NPLs remain a focus for the European Commission as well as various European countries and banks. Both in terms of tackling the current issue amongst several countries, and in terms of ensuring a faster resolution of any potential future build-up of nonperforming loans. On 27 November, the European Commission put forward its position on a new mechanism for out-of-court enforcement on new loans to the European Parliament.

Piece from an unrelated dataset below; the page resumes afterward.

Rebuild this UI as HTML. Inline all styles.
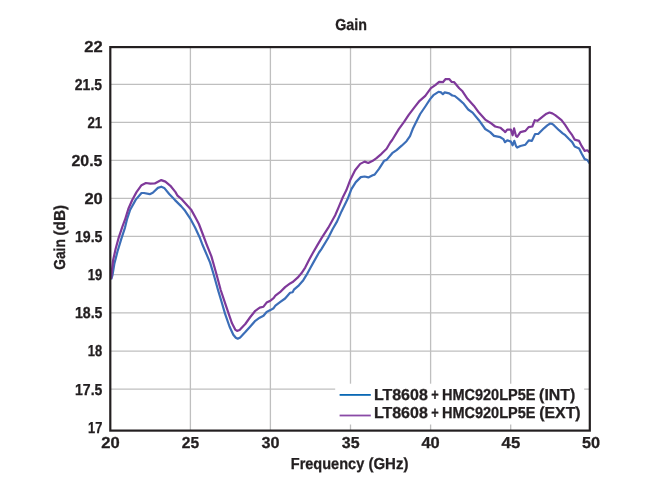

Accordgin DBRS and Morningstar this proposal is positive, but it realizes only a small marginal step towards helping to improve the handling of nonperforming loans
The proposal entails a common framework and mechanism for out-of-court settlements. The concept is to draft into new loan agreements a mechanism that would allow a creditor to take possession or sell on the collateral of the loan. These loan agreements would only be allowed for business loans where the borrower’s primary residence is not included in the collateral. They would only be for new loans once the proposal is adopted within national frameworks. The directive also aims to set some minimum requirements for adoption for countries to adopt for out-of-court settlements.
DBRS has also analyzed the securitisation scheme recently adopted in Greece (similar to Italian GACs), which allows the banks to offload a large number of their aged loans.